I have a vector field (velocity) and I want to integrate around a rectangle. If I had a function for the field it would be easy and I know how to do it. However, I only have the coordinates. Is there an easy way of doing this?
I thought about how I'm going to solve it, started writing the steps for the solution: parametrise each line, find the derivative of the parametrisation. However, I got stuck because in the integral, the field has to be evaluated at the parametric function.
$\begin{align} \int_C \vec F \cdot d\vec r &= \int_C \vec F \cdot \vec T \: ds \\ &= \int_a^b \vec F\left(\vec r(t)\right) \cdot \frac{\vec r'(t)}{\left\lVert \vec r'(t) \right\rVert} \left\lVert \vec r'(t) \right\rVert \: dt \\ &= \int_a^b \vec F\left(\vec r(t)\right) \cdot \vec r'(t) \: dt \end{align}$
The first part of the last line is where I got stuck, t would be involved and I don't know how to do it numerically.

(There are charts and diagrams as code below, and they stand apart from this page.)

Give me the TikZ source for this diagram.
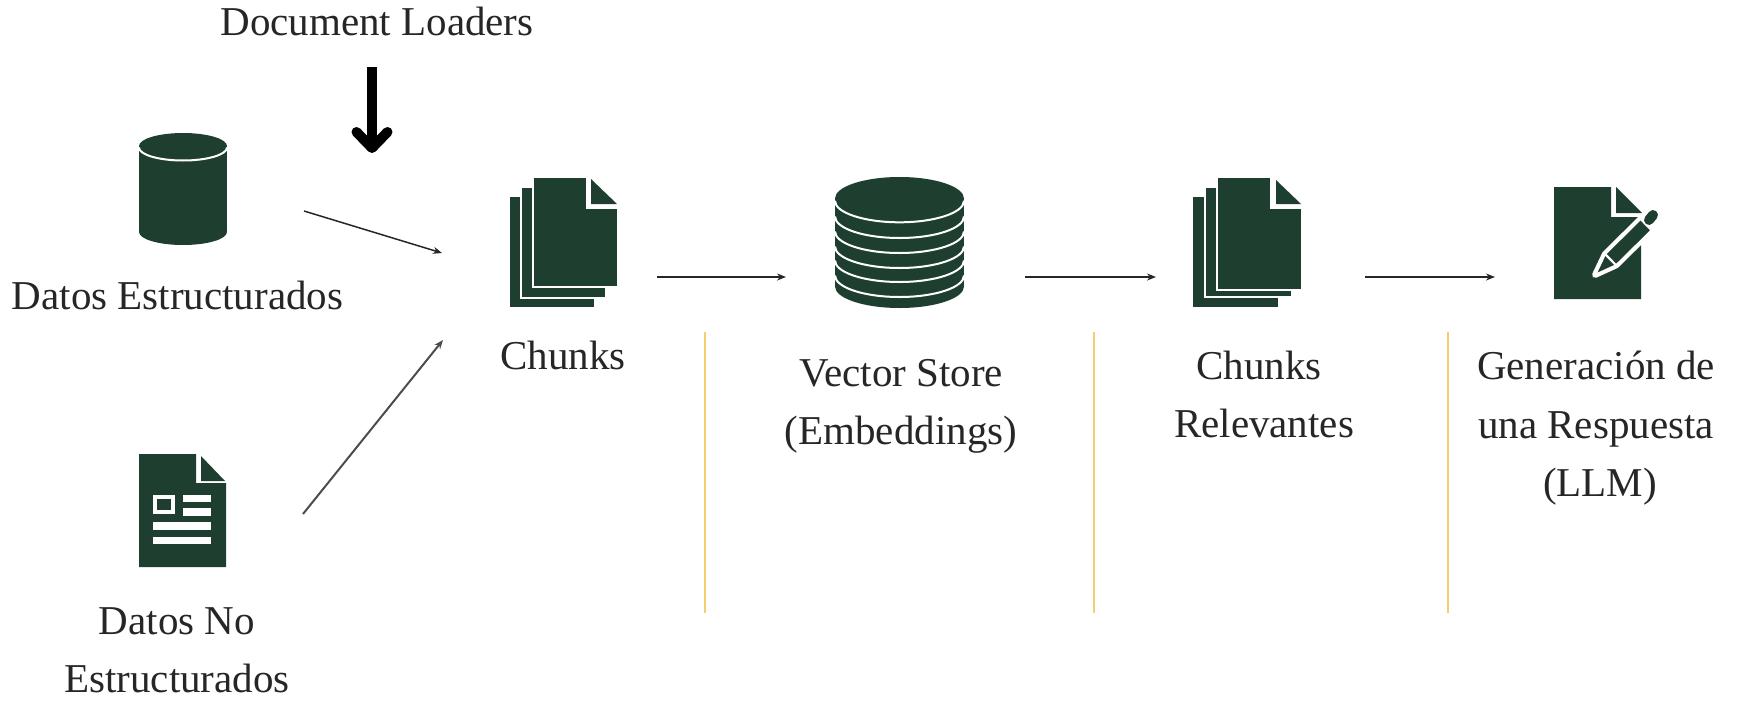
\documentclass[tikz,border=0pt]{standalone}
\usepackage{fontspec}
\setmainfont{Liberation Serif}
\usetikzlibrary{arrows.meta}
\definecolor{icongreen}{HTML}{1E3F2F}
\definecolor{inktext}{HTML}{262626}
\definecolor{rulegold}{HTML}{F4CE74}
\newcommand{\pageicon}[6]{% left,right,top,bottom,cutx,cuty
  \fill[icon] (#1,#3) -- (#5,#3) -- (#5,#6) -- (#2,#6) -- (#2,#4) -- (#1,#4) -- cycle;}
\begin{document}
\begin{tikzpicture}[x=1pt,y=-1pt,
  icon/.style={fill=icongreen},
  gapline/.style={draw=white,line width=2.4pt},
  lbl/.style={anchor=base,inner sep=0pt,text=inktext,font=\fontsize{41}{48}\selectfont},
  flow/.style={draw=black!85,line width=1.5pt,-{Stealth[length=9pt,width=7pt]}},
  divider/.style={draw=rulegold,line width=2pt}]
\useasboundingbox (0,0) rectangle (1738,723);

% free ends of the connectors
\coordinate (a1s) at (304,211);   \coordinate (a1e) at (442,253);
\coordinate (a2s) at (303,514);   \coordinate (a2e) at (443,340);
\coordinate (a3s) at (657,277);   \coordinate (a3e) at (786,277);
\coordinate (a4s) at (1025,277);  \coordinate (a4e) at (1156,277);
\coordinate (a5s) at (1365,277);  \coordinate (a5e) at (1495,277);
\coordinate (loadS) at (372,67);  \coordinate (loadE) at (372,153);
\coordinate (d1t) at (705,332);   \coordinate (d1b) at (705,613);
\coordinate (d2t) at (1094,332);  \coordinate (d2b) at (1094,613);
\coordinate (d3t) at (1447.5,332);\coordinate (d3b) at (1447.5,613);

% cylinder
\fill[icon] (139,146) rectangle (227,232);
\fill[icon] (183,232) ellipse [x radius=44pt,y radius=13pt];
\fill[icon] (183,146) ellipse [x radius=44pt,y radius=13pt];
\draw[gapline,line width=2pt] (139,147.5) arc [start angle=180,end angle=360,x radius=44pt,y radius=13pt];

% document with form
\pageicon{139}{226}{454}{567}{196}{483}
\fill[icon] (201,456) -- (225,481) -- (201,481) -- cycle;
\draw[white,line width=4pt] (155,497) rectangle (173,512);
\fill[white] (183,494.5) rectangle (211,502);
\fill[white] (183,508) rectangle (211,515.5);
\fill[white] (153,521.5) rectangle (211,529.5);
\fill[white] (153,536.5) rectangle (211,544);

% chunks stack 1
\fill[icon] (510,197) rectangle (594,307);
\draw[gapline,fill=icongreen] (521,187) rectangle (606,298);
\fill[white] (586,170) rectangle (625,208);
\fill[white] (606.9,208) rectangle (625,300);
\draw[gapline,fill=icongreen] (533,177) -- (587.5,177) -- (587.5,208) -- (618,208) -- (618,287) -- (533,287) -- cycle;
\fill[white] (588.7,170) rectangle (625,206.8);
\fill[icon] (591,179) -- (617,204) -- (591,204) -- cycle;

% vector store
\fill[icon] (835,198.5) rectangle (964,286.5);
\fill[icon] (899.5,286.5) ellipse [x radius=64.5pt,y radius=21.5pt];
\fill[icon] (899.5,198.5) ellipse [x radius=64.5pt,y radius=21.5pt];
\foreach \yy in {200.8,216.5,231.5,246.5,260.5,275.5}
  \draw[gapline,line width=2pt] (835,\yy) arc [start angle=180,end angle=360,x radius=64.5pt,y radius=21.5pt];

% chunks stack 2
\fill[icon] (1193,197) rectangle (1278,307);
\draw[gapline,fill=icongreen] (1205,187) rectangle (1292,297);
\fill[white] (1272,170) rectangle (1310,208);
\fill[white] (1292.9,208) rectangle (1310,299);
\draw[gapline,fill=icongreen] (1217,177) -- (1271,177) -- (1271,208) -- (1302,208) -- (1302,290) -- (1217,290) -- cycle;
\fill[white] (1272.2,170) rectangle (1310,206.8);
\fill[icon] (1276,180) -- (1301,204) -- (1276,204) -- cycle;

% document with pencil
\pageicon{1554}{1641}{187}{299}{1611}{217}
\fill[icon] (1616,187) -- (1642,213) -- (1616,213) -- cycle;
\draw[white,line width=6pt,line join=round] (1595,275) -- (1616.2,265.3) -- (1651.7,230.3) -- (1640.5,218.9) -- (1605,254) -- cycle;
\filldraw[fill=icongreen,draw=white,line width=2.2pt,line join=round] (1595,275) -- (1616.2,265.3) -- (1651.7,230.3) -- (1640.5,218.9) -- (1605,254) -- cycle;
\draw[white,line width=2.2pt] (1616.2,265.3) -- (1605,254);
\draw[icongreen,line width=10pt,line cap=round] (1649,220) -- (1653,215);

% connectors
\draw[flow] (a1s) -- (a1e);
\draw[flow,draw=black!70,line width=2pt] (a2s) -- (a2e);
\draw[flow] (a3s) -- (a3e);
\draw[flow] (a4s) -- (a4e);
\draw[flow] (a5s) -- (a5e);
\draw[black,line width=10pt,-{Straight Barb[length=16pt,width=31pt,round]}] (loadS) -- (loadE);

% dividers
\draw[divider] (d1t) -- (d1b);
\draw[divider] (d2t) -- (d2b);
\draw[divider] (d3t) -- (d3b);

% labels
\node[lbl] (tLoaders) at (377,35) {Document Loaders};
\node[lbl] (tEstr) at (177.5,309) {Datos Estructurados};
\node[lbl] (tNo1) at (177,634) {Datos No};
\node[lbl] (tNo2) at (177,692) {Estructurados};
\node[lbl] (tChunks) at (563,369) {Chunks};
\node[lbl] (tVec1) at (901,386) {Vector Store};
\node[lbl] (tVec2) at (901,444) {(Embeddings)};
\node[lbl] (tRel1) at (1259,379) {Chunks};
\node[lbl] (tRel2) at (1264,437) {Relevantes};
\node[lbl] (tGen1) at (1596,379) {Generación de};
\node[lbl] (tGen2) at (1596,438) {una Respuesta};
\node[lbl] (tGen3) at (1600,496) {(LLM)};
\end{tikzpicture}
\end{document}
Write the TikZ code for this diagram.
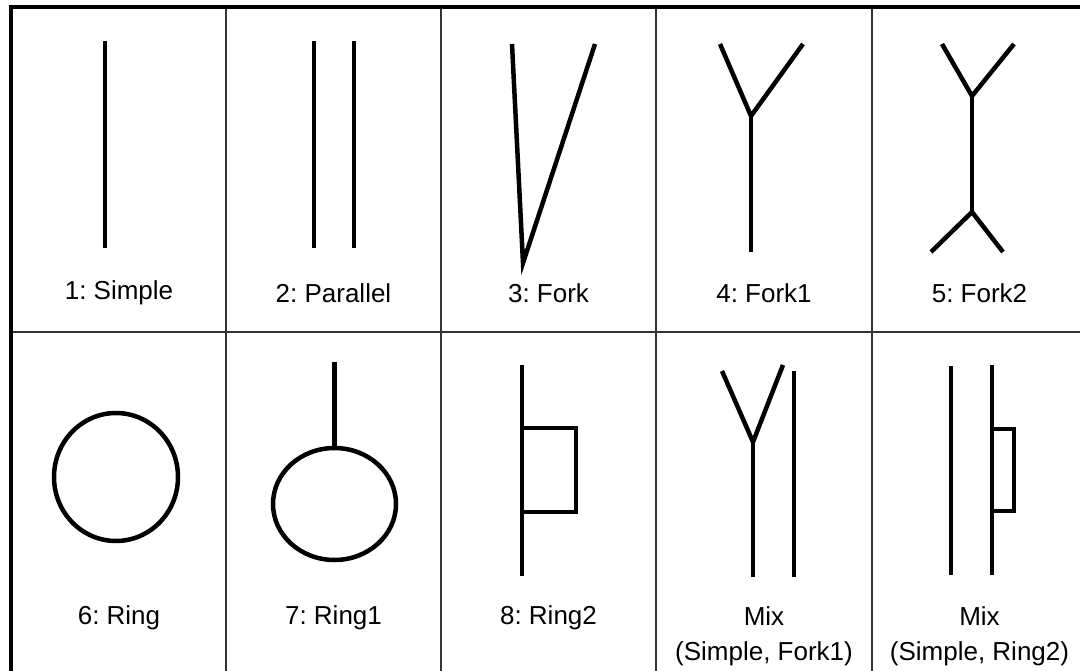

***** Side note, I'm trying to calculate circulation which can also be found by calculating the surface integral of the curl of velocity (vorticity), but I guess that would be even harder *numerically***
I use MatLab but anything that would get me started would do
Thanks
Edit: The above equation was copied from a website, let me use my own notation:
I have a vector field $\vec V = \vec V(x,y)$ which has an x component $u$ and a y component $v$.
$\Rightarrow \vec V(x,y) = u(x,y) \; \vec i + v(x,y) \; \vec j $
I want to integrate along C which is a rectangle so I will have to divide the integration into 4 parts (4 smooth curves).
The vertices of the rectangle are $(0.0274,0.0386)\: (0.0926,0.0386) \: (0.0926,0.1184) \: (0.0274,0.1184)$
So the four curves are: $\begin{align} C_1: \: \: r_1(t) = t \; \vec i + 0.0386 \; \vec j \hspace{2cm} for\hspace{1cm} 0.0274 \le t \ge 0.0926 \\ C_2: \: \: r_2(t) = 0.0926 \; \vec i + t \; \vec j \hspace{2cm} for\hspace{1cm} 0.0386 \le t \ge 0.1184 \\ -C_3: \: \: r_3(t) = t \; \vec i + 0.1184 \; \vec j \hspace{2cm} for\hspace{1cm} 0.0274 \le t \ge 0.0926 \\ -C_4: \: \: r_4(t) = 0.0274 \; \vec i + t \; \vec j \hspace{2cm} for\hspace{1cm} 0.0386 \le t \ge 0.1184 \end{align}$ and the derivatives: $\begin{align} r_1'(t) &= 1 \; \vec i + 0 \; \vec j \\ r_2'(t) &= 0 \; \vec i + 1 \; \vec j \\ r_3'(t) &= 1 \; \vec i + \; \vec j \\ r_4'(t) &= 0 \; \vec i + 1 \; \vec j \end{align}$ then: $\begin{align} \Gamma = \int_C \vec V(x,y) \cdot d\vec r &= \\ &= \int_{C_1} \vec V(x,y) \cdot d\vec r + \int_{C_2} \vec V(x,y) \cdot d\vec r - \int_{-C_3} \vec V(x,y) \cdot d\vec r - \int_{-C_4} \vec V(x,y) \cdot d\vec r \\ &= \int^{b_1}_{a_1} \vec V(\vec r_1(t)) \cdot r_1'(t) dt + \int^{b_2}_{a_2} \vec V(\vec r_2(t)) \cdot r_2'(t) dt \\ &- \int^{b_3}_{a_3} \vec V(\vec r_3(t)) \cdot r_3'(t) dt -\int^{b_4}_{a_4} \vec V(\vec r_4(t)) \cdot r_4'(t) dt \end{align}$
This is where I got to, I know that $\vec V(\vec r(t)) = \vec V(x(t),y(t))$, here I cannot think of a way of integrating numerically (mainly the $t$ term in $r(t)$ confuses me). $x$ and $y$ are 2-D grids (a 41 by 35 matrix) where the columns in x are equal and the rows in y are equal. x-component $u(x,y)$ is also a 41 by 35 matrix and so is the y-component $v(x,y)$